A World Transformed
The only time I’ve ever taught in junior high was the 1969-70 school year, when I had three double periods of eighth grade English. I loved my eighth graders. Several years younger than the high-schoolers I had been teaching for five years before that, they were still young enough to listen and respond to what an adult might say. It probably helped that I was, as they said, the only “young” teacher they had ever had. I was twenty-seven.
This memory triggers an earlier one.
When I was in elementary school, our small town’s economy and daily life were deeply tied in with a seven-year drought. It ruled us. Sometimes reddish dust blew, so thick we could hardly see.
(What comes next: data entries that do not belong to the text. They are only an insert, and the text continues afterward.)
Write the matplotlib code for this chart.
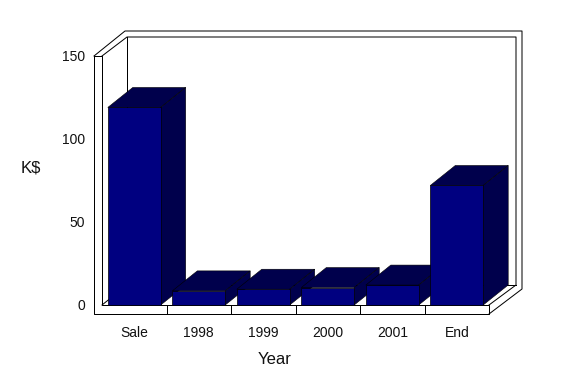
import matplotlib
matplotlib.use("Agg")
import matplotlib.pyplot as plt
from matplotlib.patches import Polygon
from matplotlib.transforms import Affine2D

categories = ["Sale", "1998", "1999", "2000", "2001", "End"]
values = [119, 8.5, 9.5, 10.5, 12, 72]
y_ticks = [0, 50, 100, 150]
x_label = "Year"
y_label = "K$"

W, H = 574, 382
FRONT = "#000080"
DARK = "#00004c"
DX, DY = 25, 20
BAR_W = 0.82
plt.rcParams["font.family"] = ["Liberation Sans", "DejaVu Sans"]

fig = plt.figure(figsize=(W / 100, H / 100), dpi=100, facecolor="white")
ax = fig.add_axes([102 / W, (H - 305) / H, 387 / W, 249 / H])
ax.set_xlim(-0.5, 5.5)
ax.set_ylim(0, 150)
ax.axis("off")

def px_line(points):
    # points are pixel offsets from the axes' lower-left corner
    tf = Affine2D().translate(102, H - 305)
    xs, ys = zip(*points)
    ax.plot(xs, ys, transform=tf, color="black", lw=0.72, clip_on=False,
            antialiased=True, solid_capstyle="projecting", zorder=1)

R = 387
T = 249
px_line([(-8, T), (-8, -9), (R, -9), (R, 0), (0, 0), (0, T), (-8, T)])
px_line([(-8, T), (23, T + 25), (R + 33, T + 25), (R + 33, 16), (R, -9)])
px_line([(0, T), (25, T + 19), (R + 27, T + 19), (R + 27, 20), (R, 0)])
px_line([(25, T + 19), (25, 20), (R + 27, 20)])
px_line([(0, 0), (25, 20)])
for i in range(1, len(categories)):
    x_px = R * i / len(categories)
    px_line([(x_px, 0), (x_px, -9)])

for i, v in enumerate(values):
    l, r = i - BAR_W / 2, i + BAR_W / 2
    p0 = ax.transData.transform([(l, v), (r, v), (r, 0)])
    top = [tuple(p0[0]), tuple(p0[1]), (p0[1][0] + DX, p0[1][1] + DY), (p0[0][0] + DX, p0[0][1] + DY)]
    side = [tuple(p0[1]), (p0[1][0] + DX, p0[1][1] + DY), (p0[2][0] + DX, p0[2][1] + DY), tuple(p0[2])]
    for poly in (top, side):
        fig.add_artist(Polygon(poly, closed=True, transform=None, facecolor=DARK,
                               edgecolor="black", lw=0.4, zorder=3 + i))
    front = [tuple(p0[0]), tuple(p0[1]), tuple(p0[2]), (p0[0][0], p0[2][1])]
    fig.add_artist(Polygon(front, closed=True, transform=None, facecolor=FRONT,
                           edgecolor="black", lw=0.5, zorder=3 + i))

for i, c in enumerate(categories):
    ax.annotate(c, (i, 0), xytext=(0, -28), textcoords="offset pixels", ha="center",
                va="center", fontsize=10, color="#111111", annotation_clip=False)
for t in y_ticks:
    ax.annotate(str(t), (-0.5, t), xytext=(-17, -1), textcoords="offset pixels", ha="right",
                va="center", fontsize=10, color="#111111", annotation_clip=False)
fig.text(275 / W, (H - 360) / H, x_label, ha="center", va="center", fontsize=12, color="#111111")
fig.text(31 / W, (H - 167.5) / H, y_label, ha="center", va="center", fontsize=12, color="#111111")

fig.savefig("out.png", dpi=100)
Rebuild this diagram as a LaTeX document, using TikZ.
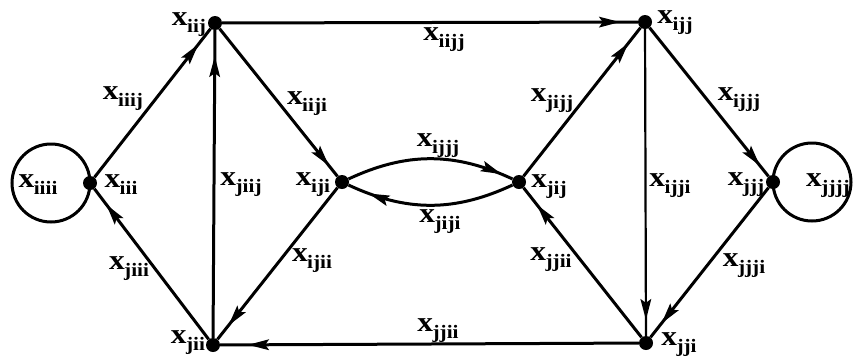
\documentclass[tikz,border=0pt]{standalone}
\usepackage{fontspec}
\setmainfont[FakeStretch=1.12]{Liberation Serif}
\usetikzlibrary{arrows.meta,decorations.markings}
\newcommand\xl[1]{{\fontsize{28}{28}\selectfont\bfseries x\kern-0.5pt\raisebox{-7pt}{\fontsize{19}{19}\selectfont #1}}}
\begin{document}
\begin{tikzpicture}[x=1pt,y=1pt,
  dot/.style={circle,fill=black,inner sep=0pt,minimum size=14pt},
  lab/.style={inner sep=0pt},
  edge/.style={line width=3pt,draw=black},
  thinedge/.style={line width=2.2pt,draw=black},
  arr/.style={postaction={decorate},decoration={markings,mark=at position -#1 with {\fill[black] (0pt,0pt) -- (-21pt,5.5pt) -- (-17pt,0pt) -- (-21pt,-5.5pt) -- cycle;}}}]
\useasboundingbox (0,0) rectangle (854,-357);
% nodes
\node[dot] (iii) at (90,-183) {};
\node[dot] (iij) at (215,-23) {};
\node[dot] (jii) at (213,-345) {};
\node[dot] (iji) at (342,-182) {};
\node[dot] (jij) at (519,-182) {};
\node[dot] (ijj) at (645,-22) {};
\node[dot] (jji) at (646,-343) {};
\node[dot] (jjj) at (773,-182) {};
% loops
\draw[edge] (iii.center) arc[start angle=0, end angle=360, radius=39pt];
\draw[edge] (jjj.center) arc[start angle=180, end angle=-180, radius=39pt];
% edges
\draw[edge,arr=20pt] (iii) -- (iij);
\draw[edge,arr=26pt] (jii) -- (iij);
\draw[edge,arr=14pt] (iij) -- (iji);
\draw[edge,arr=18pt] (iji) -- (jii);
\draw[edge,arr=20pt] (jii) -- (iii);
\draw[edge,arr=18pt] (iij) -- (ijj);
\draw[edge,arr=12pt] (iji) to[bend left=25] (jij);
\draw[edge,arr=22pt] (jij) to[bend left=25] (iji);
\draw[edge,arr=20pt] (jij) -- (ijj);
\draw[edge,arr=14pt] (ijj) -- (jjj);
\draw[thinedge,arr=16pt] (ijj) -- (jji);
\draw[edge,arr=18pt] (jjj) -- (jji);
\draw[edge,arr=28pt] (jji) -- (jii);
\draw[edge,arr=22pt] (jji) -- (jij);
% labels
\node[lab] (l1) at (38,-185) {\xl{iiii}};
\node[lab] (l2) at (121,-185) {\xl{iii}};
\node[lab] (l3) at (189,-25) {\xl{iij}};
\node[lab] (l4) at (123,-99) {\xl{iiij}};
\node[lab] (l5) at (307,-104) {\xl{iiji}};
\node[lab] (l6) at (241,-185) {\xl{jiij}};
\node[lab] (l7) at (313,-185) {\xl{iji}};
\node[lab] (l8) at (438,-146) {\xl{ijjj}};
\node[lab] (l9) at (444,-40) {\xl{iijj}};
\node[lab] (l10) at (552,-101) {\xl{jijj}};
\node[lab] (l11) at (675,-23) {\xl{ijj}};
\node[lab] (l12) at (739,-100) {\xl{ijjj}};
\node[lab] (l13) at (549,-187) {\xl{jij}};
\node[lab] (l14) at (440,-222) {\xl{jiji}};
\node[lab] (l15) at (670,-186) {\xl{ijji}};
\node[lab] (l16) at (746,-185) {\xl{jjj}};
\node[lab] (l17) at (828,-186) {\xl{jjjj}};
\node[lab] (l18) at (551,-260) {\xl{jjii}};
\node[lab] (l19) at (438,-331) {\xl{jjii}};
\node[lab] (l20) at (679,-345) {\xl{jji}};
\node[lab] (l21) at (744,-266) {\xl{jjji}};
\node[lab] (l22) at (129,-269) {\xl{jiii}};
\node[lab] (l23) at (312,-261) {\xl{ijii}};
\node[lab] (l24) at (188,-343) {\xl{jii}};
\end{tikzpicture}
\end{document}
Our post-war lives were austere, in a way, partly because of the drought, although as a child, I paid little attention to such things.
Our school was plain—pale green walls decorated by black and white pictures of George Washington, Abraham Lincoln, and upper and lower-case alphabets. Our teachers were, we thought, “old.” They were wise and kind, for the most part, but they looked grandmotherly.
The fifth grade brought sudden change. The new principal, Mr. Holmes, was a handsome middle-aged man with a big smile and black, wavy hair; he piqued our interest. But the new young, pretty music teacher, Mrs. Phillips, made the whole place transform into Technicolor, like the Land of Oz.
She taught us wonderful songs, like “Return to Sorrento,” “Shenandoah,” and a song about dancing and singing and turning “upon the green, to the merry sounds of pure delight.” And the state song and “America the Beautiful.” We trampled the grapes of wrath, and we did a big western production, all dressed up in costumes. Our world opened up to laughter, music, and color, and we didn’t care if the dust blew.